Circle of Friends was a cult that operated in the 1970s, out of Morristown, New Jersey and Washington D.C.[1][2][3] Its nominal head was George G. Jurscek, who was born in Hungary c.1920 and immigrated to the United States, becoming naturalized around 1953.[1] According to the testimony provided by former members, Jurscek gave millenarianist lectures twice a week about "a great political and economic collapse (that) would occur before 2000."[4]
In 1978, the New York Times reported that it appeared to be actually run by Margaret L. Reinauer, Dianne Deming Desiderio, Mary O'Rourke, and Lark Bergwin.[1] The group called themselves a "capitalistic commune" with a mission of making its members "healthy, wealthy, and wise."[1][2] They were headquartered in the former Saltz Hotel at West Hanover Avenue and Sussex Turnpike in Mount Freedom in Randolph Township, which the group purchased in 1978 for US$600,000.[5][6] At the time the group claimed assets of $6 million.[6]

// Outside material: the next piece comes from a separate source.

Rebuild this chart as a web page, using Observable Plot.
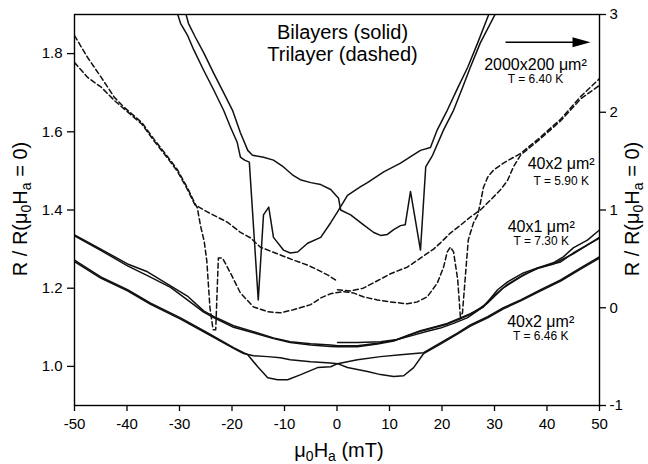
<!DOCTYPE html>
<html><head><meta charset="utf-8">
<script src="https://cdn.jsdelivr.net/npm/d3@7"></script>
<script src="https://cdn.jsdelivr.net/npm/@observablehq/plot@0.6"></script>
<style>body{margin:0;background:#fff}svg{display:block}</style>
</head><body><div id="chart"></div>
<script>
// ---------- axes ----------
const xTicks = [-50, -40, -30, -20, -10, 0, 10, 20, 30, 40, 50];
const leftTicks = [1.0, 1.2, 1.4, 1.6, 1.8];
const rightTicks = [-1, 0, 1, 2, 3];
const leftDomain = [0.9, 1.9];
const rightDomain = [-1, 3];

// ---------- 2000x200 µm² bilayer, T = 6.40 K (right axis) ----------
const big_sweepA = [[-30.6,3.07],[-30.4,3.01],[-29.8,2.91],[-28.5,2.79],[-27.3,2.64],[-25.4,2.43],[-23.5,2.23],[-21.6,2.02],[-20.3,1.85],[-19.0,1.69],[-18.4,1.54],[-17.6,1.51],[-16.7,1.49],[-15.0,0.08],[-14.0,0.95],[-13.0,1.03],[-12.1,0.72],[-10.2,0.59],[-8.9,0.56],[-7.5,0.57],[-5.6,0.66],[-3.1,0.72],[-1.2,0.87],[0.1,0.98],[2.0,1.15],[4.5,1.24],[5.8,1.28],[8.9,1.39],[12.1,1.48],[14.4,1.56],[15.9,1.61],[17.8,1.64],[19.1,1.82],[21.0,2.02],[23.0,2.25],[24.9,2.46],[26.8,2.71],[28.9,3.0],[29.2,3.06]];
const big_sweepB = [[-29.0,3.05],[-28.3,2.91],[-27.0,2.77],[-25.4,2.61],[-23.5,2.40],[-21.6,2.20],[-19.9,2.02],[-18.4,1.79],[-17.0,1.61],[-16.1,1.56],[-14.0,1.54],[-12.1,1.51],[-10.2,1.44],[-8.5,1.36],[-7.0,1.31],[-5.0,1.28],[-3.1,1.26],[-1.2,1.21],[0.3,1.12],[0.7,1.00],[2.6,0.95],[5.0,0.85],[7.0,0.77],[8.3,0.74],[9.6,0.75],[10.8,0.80],[12.1,0.84],[13.0,0.85],[14.0,1.19],[15.9,0.59],[16.9,1.44],[18.2,1.56],[20.3,1.82],[22.2,2.02],[23.9,2.25],[25.4,2.46],[27.3,2.71],[30.2,3.01],[30.6,3.07]];

// ---------- 40x2 µm² trilayer, T = 5.90 K (dashed) ----------
const tri_down = [[-50,1.846],[-47.5,1.79],[-44.9,1.739],[-42.4,1.688],[-40.5,1.662],[-37.2,1.624],[-34.8,1.58],[-32.3,1.537],[-30.4,1.503],[-28.5,1.457],[-27.1,1.418],[-26.6,1.405],[-26.0,1.36],[-25.3,1.32],[-24.8,1.27],[-24.2,1.15],[-23.6,1.094],[-23.1,1.094],[-22.6,1.277],[-21.8,1.277],[-20.3,1.239],[-18.4,1.188],[-15.9,1.152],[-13.2,1.140],[-10.8,1.137],[-8.3,1.145],[-5.0,1.158],[-3.1,1.175],[-1.2,1.186],[1.2,1.191],[3.1,1.188],[5.0,1.178],[7.7,1.170],[10.2,1.165],[13.4,1.160],[15.3,1.165],[17.2,1.178],[19.1,1.213],[20.3,1.254],[21.0,1.293],[21.6,1.305],[22.2,1.293],[23.0,1.221],[23.5,1.127],[23.9,1.137],[24.5,1.239],[25.0,1.323],[25.4,1.341],[26.0,1.367],[26.8,1.387],[27.3,1.417],[27.9,1.458],[28.7,1.484],[29.8,1.502],[31.7,1.520],[35.0,1.545],[38.2,1.58],[42.6,1.632],[46.4,1.69],[50,1.736]];
const tri_virgin = [[0.1,1.196],[2.6,1.193],[5.0,1.200],[7.7,1.219],[10.2,1.237],[13.4,1.254],[15.9,1.277],[18.4,1.300],[19.7,1.316],[21.6,1.341],[23.5,1.361],[25.4,1.382],[27.3,1.400],[29.2,1.425],[31.1,1.451],[32.5,1.476],[33.6,1.510],[35.0,1.541],[38.2,1.576],[42.6,1.628],[46.4,1.684],[50,1.719]];
const tri_up = [[-50,1.777],[-47.5,1.739],[-44.9,1.714],[-42.4,1.680],[-40.5,1.658],[-37.2,1.620],[-34.8,1.576],[-32.3,1.533],[-30.4,1.499],[-28.5,1.453],[-27.1,1.414],[-24.7,1.395],[-20.9,1.369],[-18.4,1.343],[-16.5,1.329],[-14.6,1.305],[-10.8,1.285],[-8.3,1.272],[-5.6,1.259],[-3.7,1.247],[-1.8,1.234],[-0.3,1.221]];

// ---------- 40x1 µm² bilayer, T = 7.30 K ----------
const b40x1_a = [[-50,1.336],[-45,1.300],[-39.9,1.262],[-36.1,1.242],[-31.7,1.206],[-28.5,1.180],[-25.4,1.142],[-23.5,1.128],[-19.7,1.104],[-15.9,1.089],[-12.1,1.073],[-8.9,1.063],[-5.0,1.058],[-1.2,1.055],[0.1,1.053],[3.9,1.053],[7.7,1.059],[10.8,1.066],[13.4,1.079],[15.9,1.091],[18.4,1.100],[21.0,1.110],[23.5,1.124],[25.4,1.135],[27.9,1.152],[30.6,1.196],[32.5,1.216],[35.5,1.239],[38.2,1.252],[41.2,1.265],[43.1,1.280],[45.0,1.303],[47.7,1.323],[50,1.349]];
const b40x1_b = [[-50,1.334],[-45,1.297],[-39.9,1.257],[-36.1,1.232],[-31.7,1.202],[-28.5,1.170],[-25.4,1.139],[-23.5,1.125],[-19.7,1.100],[-15.9,1.086],[-12.1,1.071],[-8.9,1.061],[-5.0,1.055],[-1.2,1.051],[0.1,1.050],[3.9,1.050],[7.7,1.057],[10.8,1.065],[13.4,1.078],[15.9,1.090],[18.4,1.099],[21.0,1.108],[23.5,1.122],[25.4,1.133],[28.7,1.162],[31.7,1.201],[35.0,1.229],[38.2,1.252],[42.6,1.267],[45.0,1.290],[50,1.328]];
const b40x1_c = [[0.1,1.061],[3.9,1.061],[8.3,1.063],[11.5,1.069],[14.6,1.080],[17.2,1.090],[19.7,1.098],[22.2,1.110],[24.8,1.124],[27.3,1.147],[29.8,1.180],[32.5,1.210],[35.5,1.234],[38.2,1.250],[41.2,1.262],[45.0,1.288],[50,1.330]];

// ---------- 40x2 µm² bilayer, T = 6.46 K ----------
const b40x2_a = [[-50,1.272],[-45,1.229],[-39.9,1.196],[-35.5,1.162],[-29.8,1.124],[-24.7,1.086],[-19.7,1.048],[-17.8,1.035],[-17.0,1.030],[-15.1,0.999],[-13.2,0.971],[-11.3,0.966],[-9.4,0.966],[-6.9,0.979],[-3.7,0.997],[-1.2,0.999],[0.1,1.007],[3.9,1.017],[8.3,1.025],[12.1,1.030],[16.5,1.035],[19.7,1.060],[23.0,1.086],[25.4,1.106],[28.7,1.127],[31.7,1.150],[35.0,1.170],[38.8,1.196],[42.6,1.221],[46.4,1.252],[50,1.280]];
const b40x2_b = [[-50,1.268],[-45,1.226],[-39.9,1.193],[-35.5,1.159],[-29.8,1.121],[-24.7,1.083],[-19.7,1.046],[-17.8,1.033],[-15.9,1.027],[-13.2,1.025],[-10.8,1.022],[-8.9,1.017],[-5.0,1.012],[-1.2,1.009],[0.1,1.007],[2.0,0.997],[5.8,0.987],[8.3,0.979],[10.8,0.974],[12.7,0.976],[14.6,0.997],[16.5,1.033],[19.7,1.057],[23.0,1.083],[25.4,1.103],[28.7,1.124],[31.7,1.147],[35.0,1.168],[38.8,1.193],[42.6,1.218],[46.4,1.249],[50,1.277]];

// ---------- annotations (data units) ----------
const sampleNames = ["2000x200 μm²", "40x2 μm²", "40x1 μm²", "40x2 μm²"];
const sampleTemps = ["T = 6.40 K", "T = 5.90 K", "T = 7.30 K", "T = 6.46 K"];
const labelX = [37.8, 42.7, 38.9, 38.8];
const nameY = [1.757, 1.504, 1.344, 1.102];
const tempY = [1.724, 1.463, 1.311, 1.068];
const legendLines = ["Bilayers (solid)", "Trilayer (dashed)"];
const legendY = [1.8385, 1.780];
const arrowSpec = [{x1: 32.1, x2: 46.6, head: 46.57, y: 1.829}];

// ---------- build table ----------
const toLeft = r => leftDomain[0] + (r - rightDomain[0]) * (leftDomain[1] - leftDomain[0]) / (rightDomain[1] - rightDomain[0]);
const fromLeft = v => rightDomain[0] + (v - leftDomain[0]) * (rightDomain[1] - rightDomain[0]) / (leftDomain[1] - leftDomain[0]);
const series = [
  {id: "bigA", pts: big_sweepA, right: true, dashed: false},
  {id: "bigB", pts: big_sweepB, right: true, dashed: false},
  {id: "triDown", pts: tri_down, right: false, dashed: true},
  {id: "triVirgin", pts: tri_virgin, right: false, dashed: true},
  {id: "triUp", pts: tri_up, right: false, dashed: true},
  {id: "x1a", pts: b40x1_a, right: false, dashed: false},
  {id: "x1b", pts: b40x1_b, right: false, dashed: false},
  {id: "x1c", pts: b40x1_c, right: false, dashed: false},
  {id: "x2a", pts: b40x2_a, right: false, dashed: false},
  {id: "x2b", pts: b40x2_b, right: false, dashed: false}
];
const rows = series.flatMap(s => s.pts.map(([x, v]) => ({id: s.id, x, y: s.right ? toLeft(v) : v, dashed: s.dashed})));
const names = sampleNames.map((t, i) => ({t, x: labelX[i], y: nameY[i]}));
const temps = sampleTemps.map((t, i) => ({t, x: labelX[i], y: tempY[i]}));
const legend = legendLines.map((t, i) => ({t, x: 1.05, y: legendY[i]}));

const headSymbol = {draw(ctx) { ctx.moveTo(9, 0); ctx.lineTo(-9, -5); ctx.lineTo(-9, 5); ctx.closePath(); }};

const chart = Plot.plot({
  width: 648, height: 464,
  marginLeft: 74, marginRight: 49, marginTop: 14, marginBottom: 59,
  x: {domain: [-50, 50]},
  y: {domain: leftDomain},
  style: {fontFamily: "'Liberation Sans', Arial, Helvetica, sans-serif", fontSize: "15px", color: "black", background: "white"},
  marks: [
    Plot.line(rows.filter(d => !d.dashed), {x: "x", y: "y", z: "id", stroke: "#111", strokeWidth: 1.5, clip: true}),
    Plot.line(rows.filter(d => d.dashed), {x: "x", y: "y", z: "id", stroke: "#111", strokeWidth: 1.5, strokeDasharray: "5,3", clip: true}),
    Plot.frame({stroke: "black", strokeWidth: 1.4}),
    Plot.axisX(xTicks, {tickSize: 6, tickPadding: 7, tickFormat: d => String(d), label: null, strokeWidth: 1.3}),
    Plot.axisY(leftTicks, {anchor: "left", tickSize: 7, tickPadding: 5, tickFormat: d => d.toFixed(1), label: null, strokeWidth: 1.3}),
    Plot.axisY(rightTicks.map(toLeft), {anchor: "right", tickSize: 6, tickPadding: 4, tickFormat: d => String(Math.round(fromLeft(d))), label: null, strokeWidth: 1.3}),
    Plot.text(legend, {x: "x", y: "y", text: "t", fontSize: 20, textAnchor: "middle", lineAnchor: "bottom"}),
    Plot.text(names, {x: "x", y: "y", text: "t", fontSize: 16, textAnchor: "middle", lineAnchor: "bottom"}),
    Plot.text(temps, {x: "x", y: "y", text: "t", fontSize: 12, textAnchor: "middle", lineAnchor: "bottom"}),
    Plot.link(arrowSpec, {x1: "x1", x2: "x2", y1: "y", y2: "y", stroke: "black", strokeWidth: 1.5}),
    Plot.dot(arrowSpec, {x: "head", y: "y", symbol: headSymbol, fill: "black", stroke: "none", r: 5})
  ]
});
document.getElementById("chart").appendChild(chart);

// axis titles with sub-scripts
const svg = d3.select(chart);
function title(x, y, rot, parts) {
  const t = svg.append("text")
    .attr("transform", `translate(${x},${y})` + (rot ? ` rotate(${rot})` : ""))
    .attr("text-anchor", "middle").attr("font-size", 20).attr("fill", "black");
  let low = false;
  parts.forEach(([s, sub]) => {
    const ts = t.append("tspan").text(s);
    if (sub) { ts.attr("font-size", 14).attr("dy", 4); low = true; }
    else if (low) { ts.attr("dy", -4); low = false; }
  });
}
const yTitle = [["R / R(μ"], ["0", true], ["H"], ["a", true], [" = 0)"]];
title(27, 209, -90, yTitle);
title(639, 209, -90, yTitle);
title(339, 457, 0, [["μ"], ["0", true], ["H"], ["a", true], [" (mT)"]]);
</script></body></html>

As of 1978, the group owned multiple properties and businesses, including a security guard service and a real‐estate investment, and construction companies.[1] According to a 1991 article in the journal Security Management, Ideological and Theological Background in the 1970's, the Cult drew on Gnostic Christian and Anthroposophical Teachings to inculcate, in the lectures of Mr. Jursek, that the endtime was near and that only the surviving "knowers" would survive. The Circle drew initiates into the Cult with messages of special knowledge and a spiritual/racial theory that seduced members into believing that they would be among the surviving Gnostic elite after the apocalypse that was coming. Jursek drew on the popular spiritual teachings of Hal Lindsey and a variety of Hindu teachings about the Kali-Yuga regarding the end-time. More research might be done into the particular syncretic notions that were particular to Jursek's religious teachings within the Circle. Jews and Blacks were prize initiates but the racialist and Gnostic Christian teachings may have alienated minorities. How these theological and end-time teachings might have been integrated into a "capitalist commune" or into Jursek's economic theories remains unclear.
Members of the lower echelon of the group worked primarily as security officers with many working double shifts. Salaries were sent to the group's post office box. Members were encouraged to enroll in colleges, receive education loans, and then defer payment. When charges were brought against the group for the student loan scam, other frauds surfaced. Members would work for two different private security firms at the same time and have someone else sign in for them at one job while they worked another. Sex was used as a means to keep supervisors from revealing the practice to company heads.[2]
— L. Kahaner
In 1988, Jurscek and O'Rourke were tried for conspiracy and fraud on the student-loan defaults.[4] Six former members of the group, including Bergwin and Desiderio, testified for the prosecution.[4][7] The two were convicted of fraud and conspiracy.[3][8] They faced up to 20 years imprisonment and fines of up to $200,000 each.[8] In September 1991 Jurscek was sentenced to 7 years.[9]